"Raw" conversion from double-UTF-8 to UTF-8 (or from UTF-8 to ANSI)

Question 1

The following code uses the low-level encoding functions of Ruby to force the rewriting of double encoded UTF-8 (from CP1525) into normal UTF-8.

#!/usr/bin/env ruby

ec = Encoding::Converter.new(Encoding::UTF_8, Encoding::CP1252)

prev_b = nil

orig_bytes = STDIN.read.force_encoding(Encoding::BINARY).bytes.to_a
real_utf8_bytes = ""
real_utf8_bytes.force_encoding(Encoding::BINARY)

orig_bytes.each_with_index do |b, i|
    b = b.chr

    situation = ec.primitive_convert(b.dup, real_utf8_bytes, nil, nil, Encoding::Converter::PARTIAL_INPUT)
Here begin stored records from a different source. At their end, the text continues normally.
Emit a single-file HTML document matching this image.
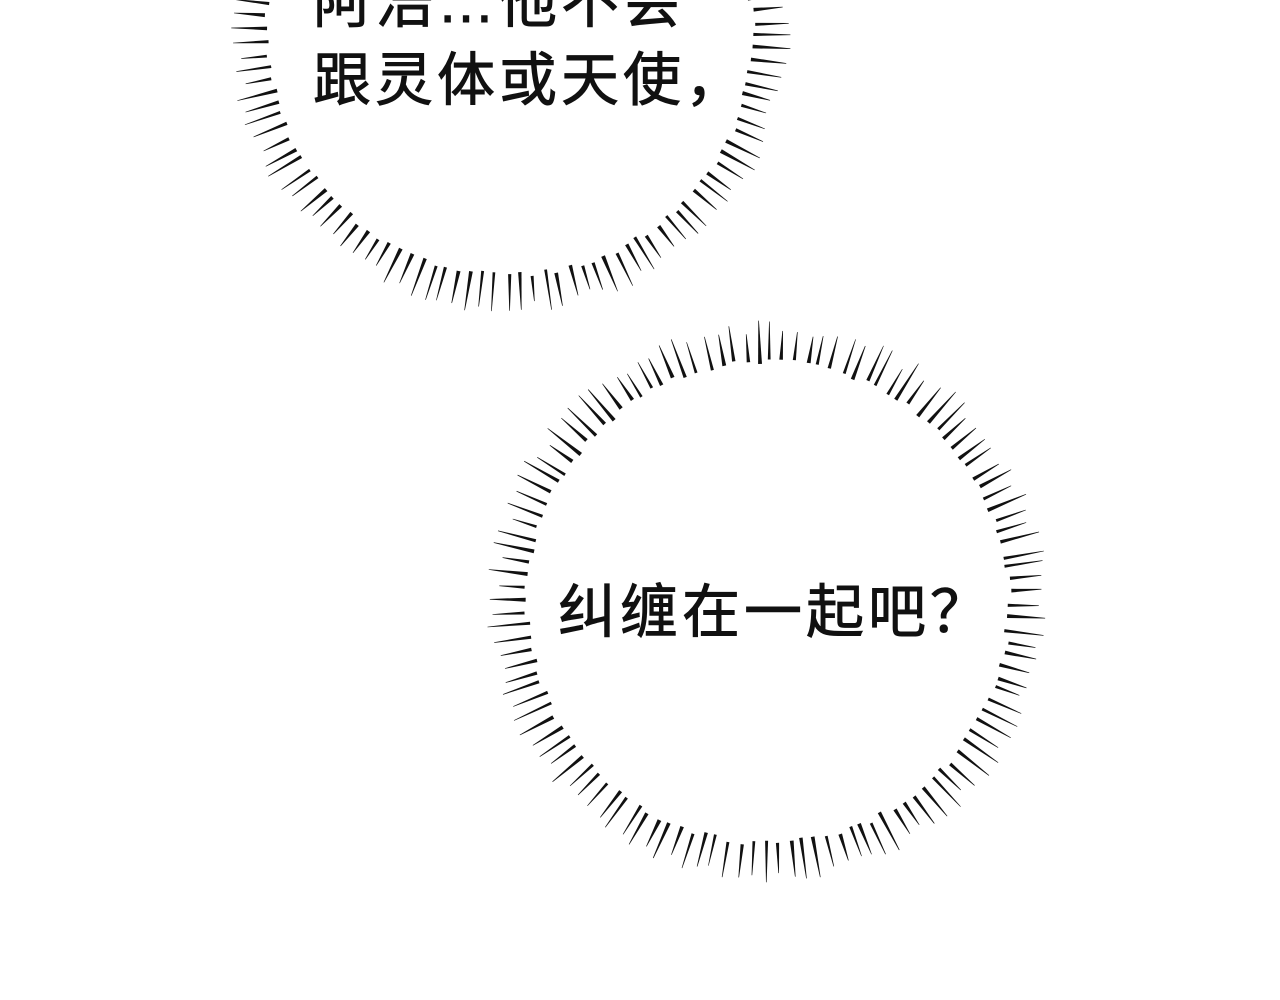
<!DOCTYPE html>
<html><head><meta charset="utf-8">
<style>
html,body{margin:0;padding:0;background:#fff;width:1280px;height:1000px;overflow:hidden}
svg{display:block}
text{font-family:"Liberation Sans","Noto Sans CJK SC",sans-serif;font-size:58px;fill:#111;stroke:#111;stroke-width:0.9}
</style></head>
<body>
<svg id="s" width="1280" height="1000" viewBox="0 0 1280 1000" xmlns="http://www.w3.org/2000/svg">
<g id="b"></g>
<text x="313" y="22" letter-spacing="4">阿浩…他不会</text>
<text x="313" y="100" letter-spacing="4">跟灵体或天使，</text>
<text x="558" y="632" letter-spacing="4">纠缠在一起吧？</text>
</svg>
<script>
(function(){
 var g=document.getElementById('b'),seed=7;
 function rnd(){seed=(seed*9301+49297)%233280;return seed/233280;}
 function burst(cx,cy,ri,ro,n){
  var s='';
  for(var i=0;i<n;i++){
   var a=(i+rnd()*0.4)/n*Math.PI*2;
   var r1=ri+rnd()*6, r2=ro-rnd()*14;
   var c=Math.cos(a),sn=Math.sin(a);
   var w=1.4+rnd()*0.6;
   var px=-sn,py=c;
   var x1=cx+c*r1,y1=cy+sn*r1,x2=cx+c*r2,y2=cy+sn*r2;
   s+='<polygon points="'+(x1+px*w).toFixed(1)+','+(y1+py*w).toFixed(1)+' '+(x1-px*w).toFixed(1)+','+(y1-py*w).toFixed(1)+' '+(x2-px*0.3).toFixed(1)+','+(y2-py*0.3).toFixed(1)+' '+(x2+px*0.3).toFixed(1)+','+(y2+py*0.3).toFixed(1)+'" fill="#111"/>';
  }
  return s;
 }
 g.innerHTML=burst(510,32,240,282,124)+burst(768,602,238,282,124);
})();
</script>
</body></html>
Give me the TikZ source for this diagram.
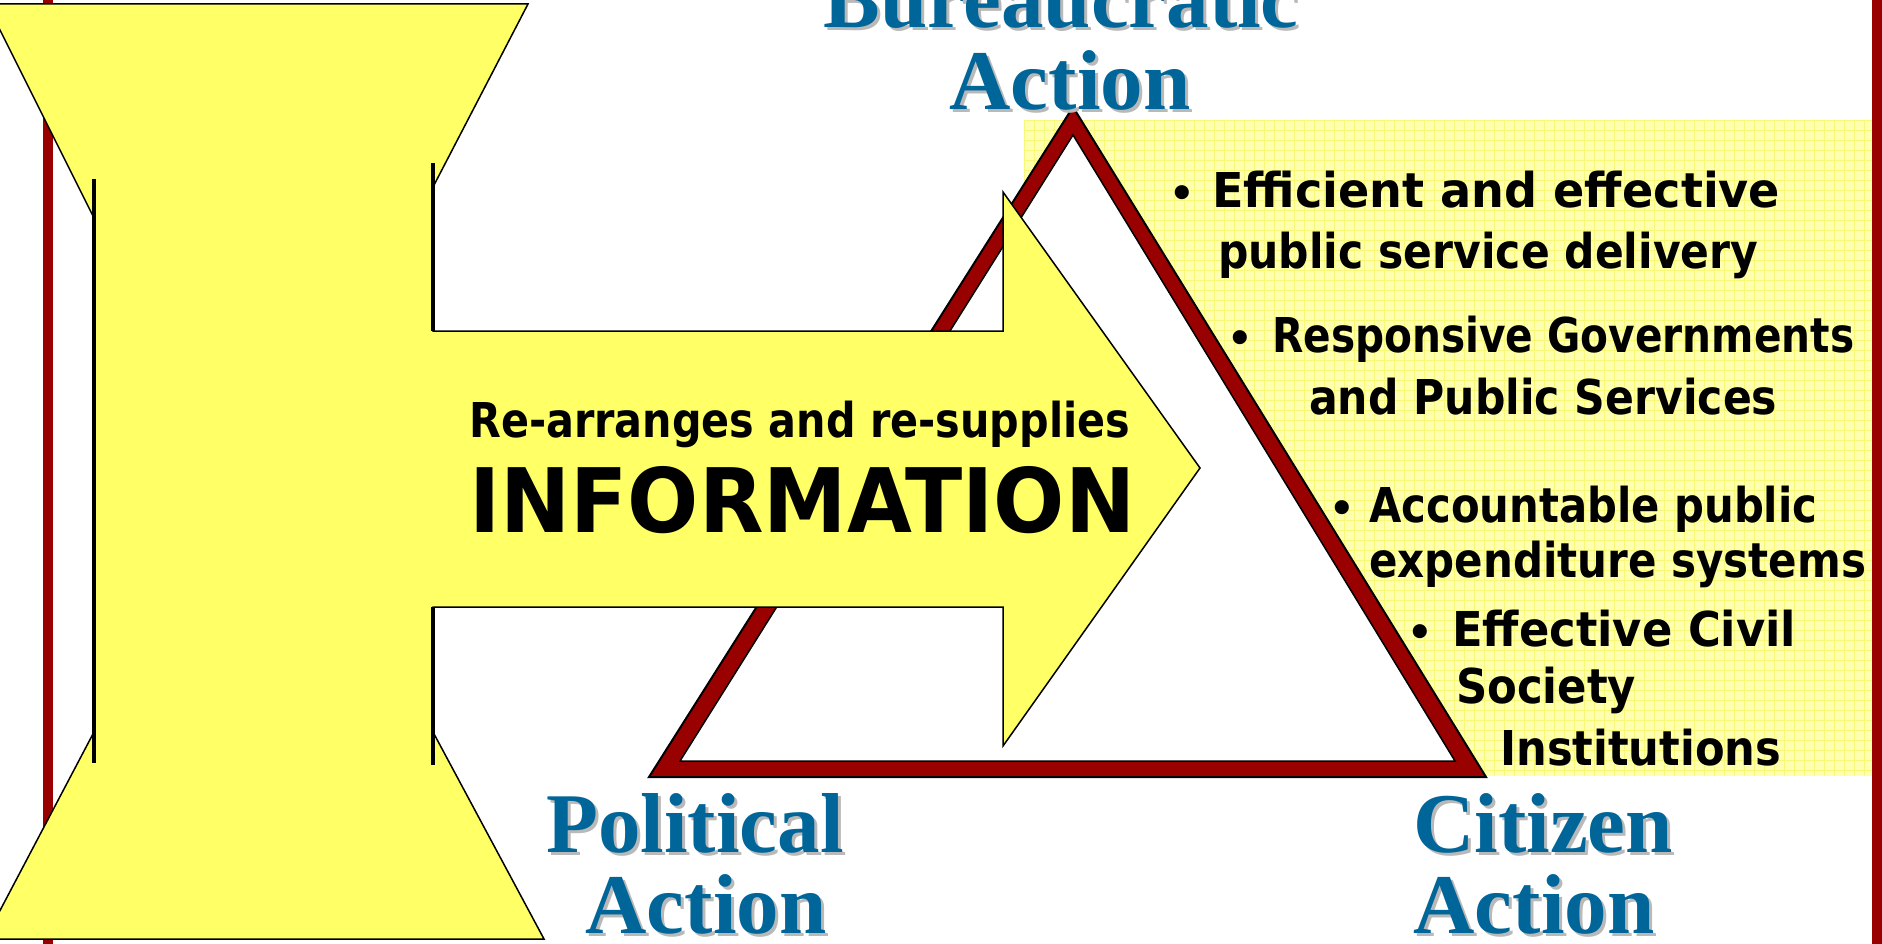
\documentclass[tikz,border=0pt]{standalone}
\usepackage{fontspec}
\setmainfont{Liberation Serif}
\newfontfamily\comicf{DejaVu Sans}
\usepackage{graphicx}
\definecolor{ylw}{RGB}{255,255,102}
\definecolor{boxy}{RGB}{255,255,176}
\definecolor{gridy}{RGB}{248,248,120}
\definecolor{dred}{RGB}{153,0,0}
\definecolor{tblue}{RGB}{0,102,153}
\definecolor{tshadow}{RGB}{185,185,185}
\newcommand\fitw[2]{\resizebox{#1pt}{\height}{#2}}
\newcommand\ttl[4]{\node[tshad] (#1s) at (#2+3,#3+3) {#4};\node[titletext] (#1) at (#2,#3) {#4};}
\newcommand\bl[5]{\node[bultext] (#1) at (#2,#4) {\fitw{#3}{#5}};}
\begin{document}
\begin{tikzpicture}[x=1pt,y=-1pt,
  titletext/.style={font=\bfseries\fontsize{85}{85}\selectfont, text=tblue, inner sep=0pt, anchor=base},
  tshad/.style={titletext, text=tshadow},
  bultext/.style={font=\comicf\bfseries\fontsize{48}{48}\selectfont, inner sep=0pt, anchor=base west},
  bigtext/.style={font=\comicf\bfseries\fontsize{89}{89}\selectfont, inner sep=0pt, anchor=base west},
  bulletdot/.style={font=\comicf\bfseries\fontsize{40}{40}\selectfont, inner sep=0pt, anchor=base},
  yshape/.style={fill=ylw, draw=black, line width=1.5pt, line join=miter},
  stemline/.style={draw=black, line width=3.5pt}
]
\useasboundingbox (0,0) rectangle (1882,944);
\clip (0,0) rectangle (1882,944);
\fill[white] (0,0) rectangle (1882,944);

% pale yellow grid box
\fill[boxy] (1024,120) rectangle (1872,776);
\foreach \gx in {1024,1034,...,1872} \draw[gridy, line width=0.7pt] (\gx,120) -- (\gx,776);
\foreach \gy in {120,130,...,776} \draw[gridy, line width=0.7pt] (1024,\gy) -- (1872,\gy);

% triangle
\filldraw[fill=dred, draw=black, line width=2pt] (1073,107) -- (649,777) -- (1486,777) -- cycle;
\filldraw[fill=white, draw=black, line width=1.5pt] (1073,135) -- (680,761) -- (1455,761) -- cycle;

% side red rules
\fill[dred] (43,0) rectangle (53,944);
\fill[dred] (1872,0) rectangle (1882,944);

% yellow I-shape with arrow
\path[yshape] (-13,4) -- (528,4) -- (433,187) -- (433,331) -- (1003,331) -- (1003,192)
  -- (1200,468) -- (1003,746) -- (1003,607) -- (433,607) -- (433,732) -- (544,939)
  -- (-15,939) -- (94,732) -- (94,218) -- cycle;
\draw[stemline] (94,179) -- (94,763);
\draw[stemline] (433,163) -- (433,331);
\draw[stemline] (433,607) -- (433,765);

% arrow texts
\bl{rearr}{469}{661}{437}{Re-arranges and re-supplies}
\node[bigtext] (info) at (469,532) {\fitw{666}{INFORMATION}};

% bullets
\node[bulletdot] (d1) at (1182,208) {•};
\bl{b1a}{1212}{568}{208}{Efficient and effective}
\bl{b1b}{1218}{540}{268}{public service delivery}
\node[bulletdot] (d2) at (1240,352) {•};
\bl{b2a}{1272}{582}{352}{Responsive Governments}
\bl{b2b}{1309}{468}{414}{and Public Services}
\node[bulletdot] (d3) at (1342,522) {•};
\bl{b3a}{1369}{448}{522}{Accountable public}
\bl{b3b}{1369}{497}{577}{expenditure systems}
\node[bulletdot] (d4) at (1420,646) {•};
\bl{b4a}{1452}{344}{646}{Effective Civil}
\bl{b4b}{1456}{180}{703}{Society}
\bl{b4c}{1500}{281}{765}{Institutions}

% titles
\ttl{bur}{1061}{28}{Bureaucratic}
\ttl{bact}{1070}{110}{Action}
\ttl{pol}{695}{852}{Political}
\ttl{pact}{706}{933}{Action}
\ttl{cit}{1543}{852}{Citizen}
\ttl{cact}{1534}{933}{Action}
\end{tikzpicture}
\end{document}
    if situation == :undefined_conversion
            if prev_b != "\xC2"
                    $stderr.puts "ERROR found byte #{b.dump} in stream (prev #{(prev_b||'').dump})"
                    exit
            end

            real_utf8_bytes.force_encoding(Encoding::BINARY)
            real_utf8_bytes << b
            real_utf8_bytes.force_encoding(Encoding::CP1252)
    end

    prev_b = b
end

real_utf8_bytes.force_encoding(Encoding::BINARY)
puts real_utf8_bytes

It is meant to be used in a pipeline:

cat $PROBLEMATIC_FILE | ./fix-double-utf8-encoding.rb > $CORRECTED_FILE

Question 2

echo -e -n '\xc3\x8f\xc2\x81' | iconv --from utf8 --to iso8859-1

Windows-1252 differs from ISO-8859-1 in the 0x80-0x9F range. For example, in your case, 0x81 is U+0081 in ISO 8859-1, but is invalid in Windows-1252.

Check whether the rest of your data was misinterpreted as Windows-1252 or ISO 8859-1. Usually, ISO 8859-1 is more common.